Basile continued, “Her primary area of scholarly expertise is Rhetoric and Composition, an area in which she regularly publishes. In contrast, those who run The HUB have no such credentials. Many of the WC tutors were instructors with years of experience teaching composition. Most had MAs, some Ph.Ds. Indeed, among the tutors the cumulative number of years in composition classrooms probably exceeded 40. How could even our very fine undergraduate student tutors match that invaluable experience? In short, they cannot. No students could. To the administration I would say: if you are dedicated to serving our general student population, a population in greater need of academic support than ever before, reinstitute the WC. Today.”

The Hub: A Poor Excuse for the Writing Center’s Absence

Ultimately, we want to become the best writers that we can be and believe we can only do that with tutors who have the highest level of experience, education and training. We don’t see how the administration can argue that someone who has yet to even attain their bachelor’s degree in English can teach us skills more valuable than someone with a master’s or Ph.D. in the subject. We feel as though the administration is expressing through the WC’s closure that we don’t deserve professional tutoring or that our peer tutors have the ability to teach us all of the skills that we need. After receiving tutoring from professionals at the WC, we learned valuable skills that helped us become better writers. When I, Joseph, was tutored by one of my peers last year it felt disengaged, and not up to par with the help I needed and would have gotten from a professional tutor or one of my professors. It felt as if they were simply editing my paper and not teaching me any other skills. Many students have agreed with our standpoint and expressed their disapproval with the administration’s closing of the WC. We have yet to hear from a student that believes The Hub has provided them with the same quality of tutoring that the WC did.
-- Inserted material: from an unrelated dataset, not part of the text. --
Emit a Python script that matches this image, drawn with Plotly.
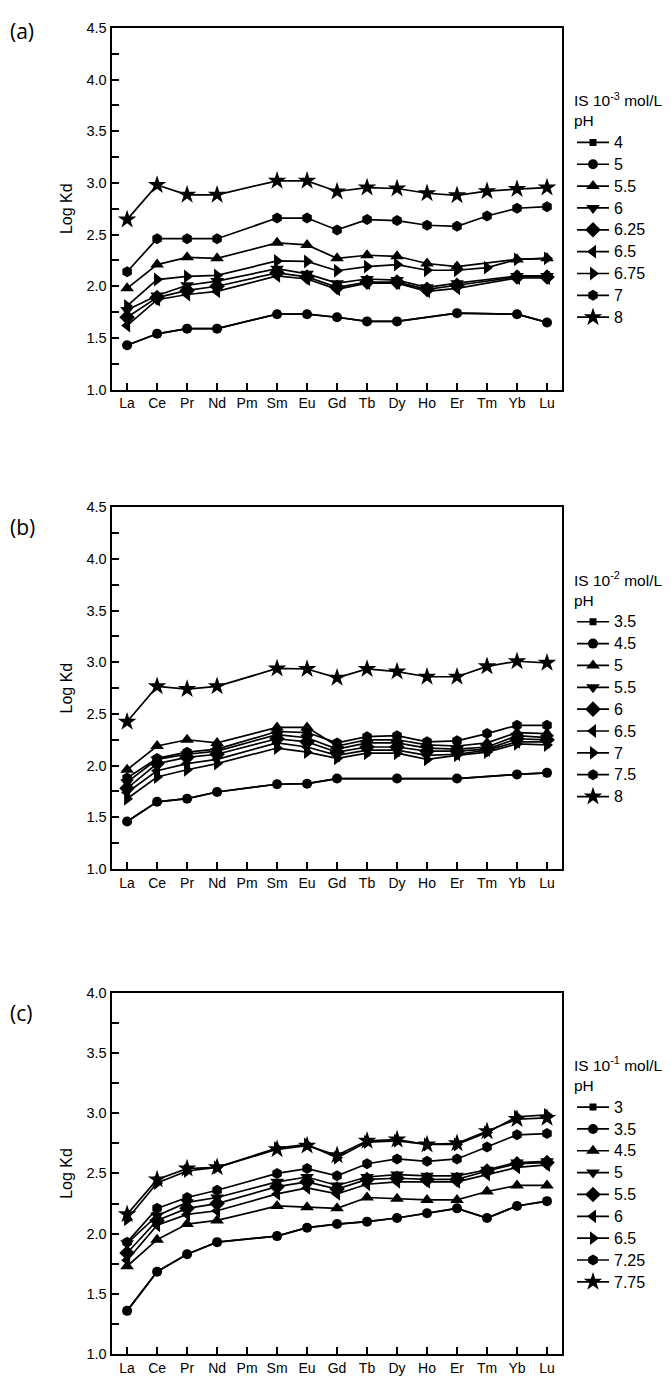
import plotly.graph_objects as go

elements = ["La", "Ce", "Pr", "Nd", "Pm", "Sm", "Eu", "Gd", "Tb", "Dy", "Ho", "Er", "Tm", "Yb", "Lu"]
N = None

# ---------------- panel (a): IS 10^-3 mol/L ----------------
a_pH = ["4", "5", "5.5", "6", "6.25", "6.5", "6.75", "7", "8"]
a_4    = [1.43, 1.54, 1.59, 1.59, N, 1.73, 1.73, 1.70, 1.66, 1.66, N, 1.74, N, 1.73, 1.65]
a_5    = [1.43, 1.54, 1.59, 1.59, N, 1.73, 1.73, 1.70, 1.66, 1.66, N, 1.74, N, 1.73, 1.65]
a_5_5  = [1.98, 2.21, 2.28, 2.27, N, 2.42, 2.40, 2.27, 2.30, 2.29, 2.22, 2.19, N, 2.26, 2.27]
a_6    = [1.77, 1.91, 2.01, 2.05, N, 2.17, 2.12, 2.03, 2.07, 2.06, 1.99, 2.03, N, 2.10, 2.10]
a_6_25 = [1.70, 1.89, 1.96, 2.00, N, 2.13, 2.09, 1.99, 2.04, 2.04, 1.97, 2.01, N, 2.09, 2.09]
a_6_5  = [1.62, 1.87, 1.92, 1.95, N, 2.10, 2.07, 1.97, 2.03, 2.03, 1.95, 1.98, N, 2.08, 2.08]
a_6_75 = [1.81, 2.065, 2.095, 2.105, N, 2.245, 2.24, 2.15, 2.19, 2.21, 2.155, 2.155, 2.18, 2.26, 2.27]
a_7    = [2.14, 2.46, 2.46, 2.46, N, 2.66, 2.66, 2.545, 2.645, 2.635, 2.59, 2.58, 2.68, 2.755, 2.77]
a_8    = [2.645, 2.98, 2.885, 2.885, N, 3.02, 3.02, 2.917, 2.955, 2.946, 2.90, 2.88, 2.92, 2.94, 2.955]

# ---------------- panel (b): IS 10^-2 mol/L ----------------
b_pH = ["3.5", "4.5", "5", "5.5", "6", "6.5", "7", "7.5", "8"]
b_3_5 = [1.46, 1.65, 1.68, 1.745, N, 1.82, 1.825, 1.875, N, 1.875, N, 1.875, N, 1.915, 1.93]
b_4_5 = [1.46, 1.65, 1.68, 1.745, N, 1.82, 1.825, 1.875, N, 1.875, N, 1.875, N, 1.915, 1.93]
b_5   = [1.96, 2.19, 2.25, 2.22, N, 2.37, 2.37, 2.19, 2.25, 2.25, 2.20, 2.19, 2.22, 2.32, 2.31]
b_5_5 = [1.84, 2.06, 2.11, 2.14, N, 2.30, 2.27, 2.16, 2.22, 2.22, 2.17, 2.16, 2.18, 2.29, 2.27]
b_6   = [1.78, 2.02, 2.08, 2.11, N, 2.26, 2.23, 2.13, 2.18, 2.18, 2.14, 2.14, 2.16, 2.26, 2.25]
b_6_5 = [1.74, 1.95, 2.02, 2.06, N, 2.22, 2.18, 2.10, 2.15, 2.15, 2.10, 2.11, 2.15, 2.23, 2.23]
b_7   = [1.68, 1.89, 1.96, 2.02, N, 2.17, 2.13, 2.07, 2.12, 2.12, 2.06, 2.10, 2.13, 2.21, 2.20]
b_7_5 = [1.88, 2.07, 2.13, 2.16, N, 2.33, 2.32, 2.22, 2.28, 2.29, 2.23, 2.24, 2.31, 2.39, 2.39]
b_8   = [2.424, 2.767, 2.74, 2.767, N, 2.94, 2.935, 2.85, 2.935, 2.91, 2.86, 2.86, 2.96, 3.01, 2.995]

# ---------------- panel (c): IS 10^-1 mol/L ----------------
c_pH = ["3", "3.5", "4.5", "5", "5.5", "6", "6.5", "7.25", "7.75"]
c_3    = [1.36, 1.685, 1.83, 1.93, N, 1.98, 2.05, 2.08, 2.10, 2.13, 2.17, 2.21, 2.13, 2.23, 2.27]
c_3_5  = [1.36, 1.685, 1.83, 1.93, N, 1.98, 2.05, 2.08, 2.10, 2.13, 2.17, 2.21, 2.13, 2.23, 2.27]
c_4_5  = [1.73, 1.95, 2.08, 2.11, N, 2.23, 2.22, 2.21, 2.30, 2.29, 2.28, 2.28, 2.35, 2.40, 2.40]
c_5    = [1.92, 2.15, 2.26, 2.30, N, 2.43, 2.47, 2.40, 2.47, 2.49, 2.48, 2.48, 2.53, 2.59, 2.60]
c_5_5  = [1.84, 2.11, 2.21, 2.25, N, 2.39, 2.43, 2.37, 2.45, 2.46, 2.45, 2.45, 2.52, 2.58, 2.59]
c_6    = [1.78, 2.07, 2.16, 2.19, N, 2.33, 2.38, 2.33, 2.41, 2.43, 2.43, 2.43, 2.49, 2.55, 2.57]
c_6_5  = [2.12, 2.42, 2.52, 2.55, N, 2.71, 2.74, 2.63, 2.76, 2.77, 2.74, 2.74, 2.84, 2.97, 2.985]
c_7_25 = [1.93, 2.21, 2.30, 2.36, N, 2.50, 2.54, 2.48, 2.58, 2.62, 2.60, 2.62, 2.72, 2.82, 2.83]
c_7_75 = [2.16, 2.45, 2.54, 2.55, N, 2.70, 2.73, 2.65, 2.77, 2.78, 2.74, 2.75, 2.85, 2.95, 2.96]

panels = [
    (a_pH, [a_4, a_5, a_5_5, a_6, a_6_25, a_6_5, a_6_75, a_7, a_8], "-3", [1.0, 4.5]),
    (b_pH, [b_3_5, b_4_5, b_5, b_5_5, b_6, b_6_5, b_7, b_7_5, b_8], "-2", [1.0, 4.5]),
    (c_pH, [c_3, c_3_5, c_4_5, c_5, c_5_5, c_6, c_6_5, c_7_25, c_7_75], "-1", [1.0, 4.0]),
]

symbols = ["square", "circle", "triangle-up", "triangle-down", "diamond",
           "triangle-left", "triangle-right", "hexagon", "star"]
msizes = [7, 10, 12, 12, 12, 12, 12, 11, 14]

W, H = 671, 1378
x0, x1 = 103.5, 554.0
tops = [12, 497, 988]
label_dy = [3, 20, 21]
PH = 366
FONT = "Liberation Sans, Arial, sans-serif"

fig = go.Figure()
layout = dict(width=W, height=H, margin=dict(l=0, r=0, t=0, b=0),
              paper_bgcolor="white", plot_bgcolor="white", showlegend=True,
              font=dict(family=FONT, size=14, color="black"))
annotations = []

for i, (labels, series, expo, yr) in enumerate(panels):
    k = "" if i == 0 else str(i + 1)
    top = tops[i]
    bot = top + PH
    leg = "legend" + k
    for j, (lab, vals) in enumerate(zip(labels, series)):
        fig.add_trace(go.Scatter(
            x=list(range(len(elements))), y=vals,
            name="<span style='font-size:16px'>" + lab + "</span>",
            mode="lines+markers",
            connectgaps=True, xaxis="x" + k, yaxis="y" + k, legend=leg,
            line=dict(color="black", width=1.7),
            marker=dict(symbol=symbols[j], size=msizes[j], color="black",
                        line=dict(color="black", width=0))))
    layout["xaxis" + k] = dict(
        domain=[x0 / W, x1 / W], anchor="y" + k, range=[-0.52, 14.5],
        tickmode="array", tickvals=list(range(len(elements))), ticktext=elements,
        ticks="inside", ticklen=7, tickwidth=1.5, tickcolor="black",
        showline=True, linecolor="black", linewidth=2, mirror=True,
        showgrid=False, zeroline=False, tickfont=dict(size=14, family=FONT))
    layout["yaxis" + k] = dict(
        domain=[1 - bot / H, 1 - top / H], anchor="x" + k, range=yr,
        tickmode="linear", tick0=1.0, dtick=0.5, tickformat=".1f",
        ticks="inside", ticklen=7, tickwidth=1.5, tickcolor="black",
        minor=dict(dtick=0.25, tick0=1.0, ticks="inside", ticklen=7, tickwidth=1.5, tickcolor="black"),
        showline=True, linecolor="black", linewidth=2, mirror=True,
        showgrid=False, zeroline=False, tickfont=dict(size=14.5, family=FONT),
        title=dict(text="Log Kd", font=dict(size=16, family=FONT), standoff=10))
    layout[leg] = dict(
        x=564 / W, y=1 - (top + 59) / H, xanchor="left", yanchor="top",
        bgcolor="rgba(0,0,0,0)", borderwidth=0, itemwidth=32,
        font=dict(size=14.5, family=FONT),
        title=dict(text="IS 10<sup>" + expo + "</sup> mol/L<br>pH", font=dict(size=15.5, family=FONT)),
        tracegroupgap=0)
    annotations.append(dict(text="(" + "abc"[i] + ")", xref="paper", yref="paper",
                            x=0.0, y=1 - (top + label_dy[i]) / H,
                            xanchor="left", yanchor="middle", showarrow=False,
                            font=dict(size=21, family="Open Sans, sans-serif")))

layout["annotations"] = annotations
fig.update_layout(**layout)
fig.write_html("out.html")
Dr. Alina Gharabegian, chairperson of the Department of English and an associate professor said, “Anecdotally, my own students’ accounts of what happens in tutoring sessions at The Hub is that tutors essentially function in the capacity of editors—basically ‘checking’ students’ papers for errors. From what I understand of students’ complaints, they do not receive help in reading comprehension, essay organization, brainstorming, pre-writing—all important aspects of the thinking and composing process. Tutors do not seem to work with students on the substantial global issues of writing, focusing, instead, merely on local issues, which ultimately does not teach students very much.”

In our opinion, without more training and higher degrees the undergraduate tutors are eventually going to reach a barrier when it comes to their skills. Only time and years of experience can change that.

How is it that two-year community colleges have writing centers, yet NJCU, a four-year institution that offers higher education doesn’t? Not only do these two-year schools have writing centers, but many of them, like Brookdale Community College for example, require that their tutors have at least a bachelor’s degree in order to be a tutor. In writing centers at schools like this, undergraduates are often limited to receptionist positions.

Even if NJCU does not want to follow along with other schools and bring back the WC, The Hub’s tutors should be mandated to go through more of an advanced training, similar to what was required for WC’s tutors. Dr. Gharabegian said, “The quality of tutoring is no longer standardized or regulated by virtue of formalized training that ensures tutors have a theoretical background and practice in tutoring students, professionally. English 400 – a course mandated for all [undergraduate] tutors who taught in the old Writing Center – guaranteed a certain standard or quality of training that was tremendously beneficial to both the tutors and the students they tutored. Without it, there is no telling what kind of help students are receiving in any given tutoring session, if the tutor does not have professional, theoretical training in writing instruction. The Hub’s administrative staff has not agreed to work with the English department to help their tutors undergo this training.”

It is truly unfortunate that the administration has not stepped in to ensure that the English department has a say in the training The Hub’s tutors must undertake. It is absurd for the school’s administration to make the claim that the WC has been transitioned into The Hub when they have failed to ensure that there has been a collaboration with the English department.

It is our opinion that the administration should really take into consideration what we and the faculty have expressed. We believe the administration has done a disservice to the status of the university. If they truly believe it was merely a transition and that the quality of tutorship provided at The Hub is anywhere comparable to that which was offered at the WC, then their endeavors to provide outstanding education are flawed. If the administration is sincerely devoted to providing their students with a high-quality education, they will bring back the Writing Center.

This article was originally featured in Volume XXXII, Issue 4.